The opening moments of “In Haze” flirt with mere melodic speed-punk, but it quickly diverts into some needed angularity. Plus Wieth sings like his nostrils are impacted with cement. On the other hand, “Morals” sounds like an early-‘80s post-punk dirge produced by Phil Spector (it’s even got a piano), but it also can’t resist revving up the tempo, and it ends with drummer Dan Kjær Nielsen rehearsing for a military funeral.

Things largely continue in this vein; Wieth wildly emotes, guitarist Elias Bender Rønnenfelt rips it up while also flashing a heightened proficiency, and the rhythm team thunders while being spry enough to handle the music’s changes in direction. But where the band once felt like they were close to falling apart (not through sloppiness but by tenacious overreach), they now possess a well-practiced precision.

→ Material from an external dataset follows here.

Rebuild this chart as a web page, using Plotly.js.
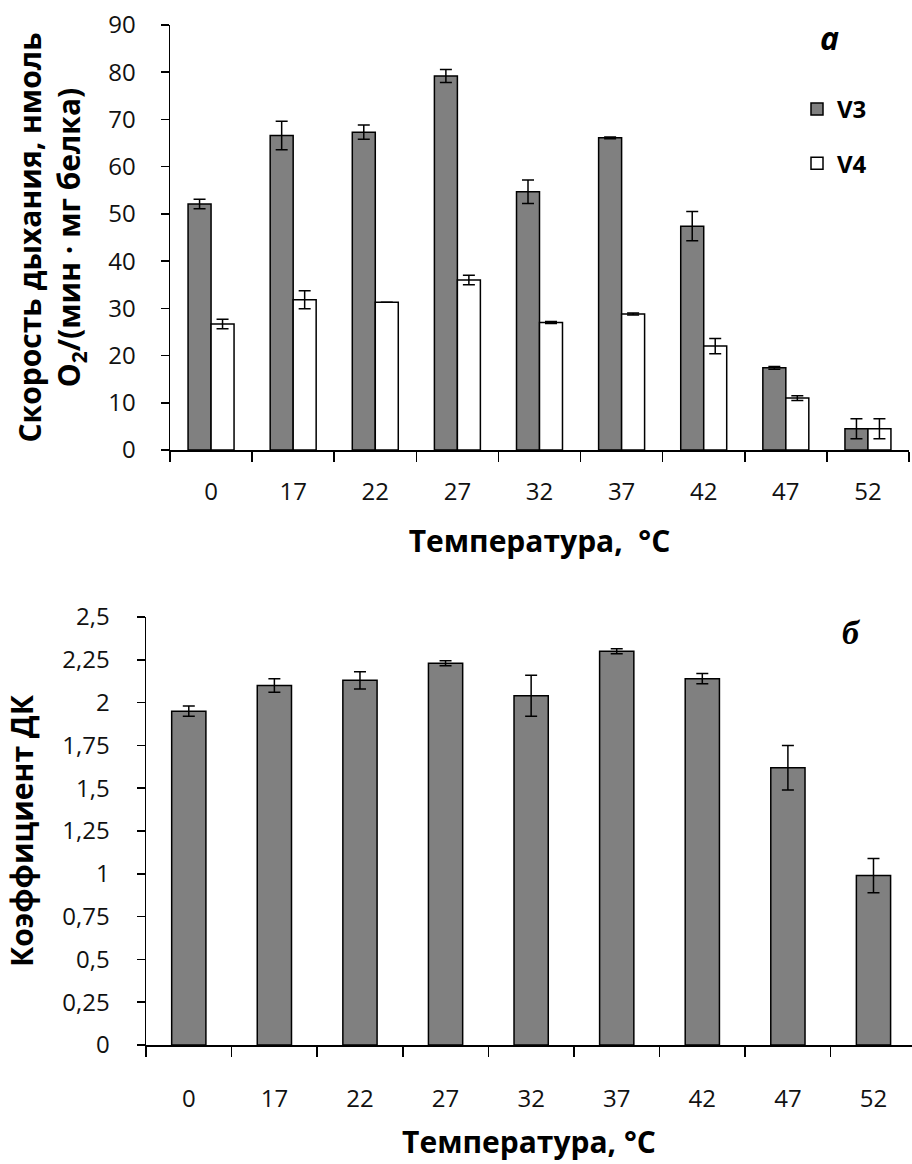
<!DOCTYPE html>
<html>
<head>
<meta charset="utf-8">
<script src="https://cdn.plot.ly/plotly-3.0.1.min.js"></script>
<style>html,body{margin:0;padding:0;background:#fff;}#chart{width:912px;height:1164px;}</style>
</head>
<body>
<div id="chart"></div>
<script>
// ---- data ----
const categories = ['0', '17', '22', '27', '32', '37', '42', '47', '52'];
const v3Values = [52.1, 66.6, 67.3, 79.2, 54.7, 66.1, 47.4, 17.4, 4.5];
const v3Errors = [1.0, 3.0, 1.5, 1.4, 2.5, 0.2, 3.1, 0.3, 2.1];
const v4Values = [26.7, 31.8, 31.3, 36.0, 27.0, 28.8, 22.0, 11.0, 4.5];
const v4Errors = [1.0, 1.9, 0, 1.0, 0.2, 0.2, 1.6, 0.5, 2.1];
const dkValues = [1.95, 2.10, 2.13, 2.23, 2.04, 2.30, 2.14, 1.62, 0.99];
const dkErrors = [0.03, 0.04, 0.05, 0.015, 0.12, 0.015, 0.03, 0.13, 0.10];
const seriesNames = ['V3', 'V4'];

const W = 912, H = 1164;
const FONT = '"Open Sans", "Noto Sans", sans-serif';
const errStyle = {color: '#000', thickness: 1.5, width: 6};

const traces = [
  {
    type: 'bar', name: seriesNames[0], x: categories, y: v3Values,
    xaxis: 'x', yaxis: 'y', legendgroup: 'g1',
    offset: -0.28, width: 0.28,
    marker: {color: '#808080', line: {color: '#000', width: 1.5}},
    error_y: Object.assign({type: 'data', array: v3Errors, visible: true}, errStyle)
  },
  {
    type: 'bar', name: seriesNames[1], x: categories, y: v4Values,
    xaxis: 'x', yaxis: 'y', legendgroup: 'g2',
    offset: 0, width: 0.28,
    marker: {color: '#ffffff', line: {color: '#000', width: 1.5}},
    error_y: Object.assign({type: 'data', array: v4Errors, visible: true}, errStyle)
  },
  {
    type: 'bar', name: 'ДК', x: categories, y: dkValues,
    xaxis: 'x2', yaxis: 'y2', showlegend: false,
    offset: -0.2, width: 0.4,
    marker: {color: '#808080', line: {color: '#000', width: 1.5}},
    error_y: Object.assign({type: 'data', array: dkErrors, visible: true}, errStyle)
  }
];

const axisCommon = {
  showline: true, linecolor: '#000', linewidth: 1.5,
  ticks: 'outside', tickcolor: '#000', tickwidth: 1.5,
  showgrid: false, zeroline: false,
  tickfont: {family: FONT, size: 24, color: '#111'}
};
const titleFont = {family: FONT, size: 30, color: '#000', weight: 'bold'};

const layout = {
  width: W, height: H,
  margin: {l: 0, r: 0, t: 0, b: 0},
  paper_bgcolor: '#fff', plot_bgcolor: '#fff',
  separators: ', ',
  barmode: 'group',
  showlegend: true,
  legend: {
    x: 797 / W, y: 1 - 87 / H, xanchor: 'left', yanchor: 'top',
    font: {family: FONT, size: 24, color: '#000', weight: 'bold'},
    tracegroupgap: 20, bgcolor: 'rgba(0,0,0,0)'
  },
  xaxis: Object.assign({}, axisCommon, {
    domain: [170 / W, 909 / W], anchor: 'y', type: 'category',
    range: [-0.5, 8.5], tickson: 'boundaries', ticklen: 10,
    ticklabelstandoff: 20,
    title: {text: 'Температура,\u00a0 °С\u00a0\u00a0\u00a0\u00a0\u00a0\u00a0\u00a0\u00a0\u00a0', font: titleFont, standoff: 24}
  }),
  yaxis: Object.assign({}, axisCommon, {
    domain: [1 - 450 / H, 1 - 25 / H], anchor: 'x',
    range: [0, 90], dtick: 10, ticklen: 8, ticklabelstandoff: 20,
    title: {text: 'Скорость дыхания, нмоль<br>O<sub>2</sub>/(мин · мг белка)', font: titleFont, standoff: 18}
  }),
  xaxis2: Object.assign({}, axisCommon, {
    domain: [146 / W, 1], anchor: 'y2', type: 'category',
    range: [-0.5, 8.45], tickson: 'boundaries', ticklen: 10,
    ticklabelstandoff: 32,
    title: {text: 'Температура, °С', font: titleFont, standoff: 18}
  }),
  yaxis2: Object.assign({}, axisCommon, {
    domain: [1 - 1045 / H, 1 - 617 / H], anchor: 'x2',
    range: [0, 2.5], dtick: 0.25, ticklen: 8, ticklabelstandoff: 22,
    title: {text: 'Коэффициент ДК', font: titleFont, standoff: 20}
  }),
  annotations: [
    {text: 'а', xref: 'paper', yref: 'paper', x: 829 / W, y: 1 - 38 / H,
     xanchor: 'center', yanchor: 'middle', showarrow: false,
     font: {family: FONT, size: 32, color: '#000', weight: 'bold', style: 'italic'}},
    {text: 'б', xref: 'paper', yref: 'paper', x: 851 / W, y: 1 - 632 / H,
     xanchor: 'center', yanchor: 'middle', showarrow: false,
     font: {family: '"Liberation Serif", serif', size: 34, color: '#000', weight: 'bold', style: 'italic'}}
  ]
};

Plotly.newPlot('chart', traces, layout, {displayModeBar: false, staticPlot: true});
</script>
</body>
</html>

And yet it’s all delivered so relentlessly and with a seeming disdain for any broad crossover appeal (in the land of neo post-punk, these guys are on the opposite end of the spectrum from label-mates Interpol) that many observers outside of their current and future fan base will likely wonder over the point of it all.

That’s the one thing about Iceage that’s remained very much the same. If unhidden in the wide-open spotlight, they still seem disinterested in softening their music for a wider, more mature audience. This continues to be greasy kid stuff. I like that. And if a mild disappointment, I also like You’re Nothing. And I really like that “Rodfæstet” is sung in their native language. Personally, I’d be gassed if Wieth ditched English entirely on their next LP.

Bands in this style aren’t known for their longevity. If the overall appeal has somewhat lessened with this record, the songwriting is improving, giving hope that Iceage just might stick around for a bit.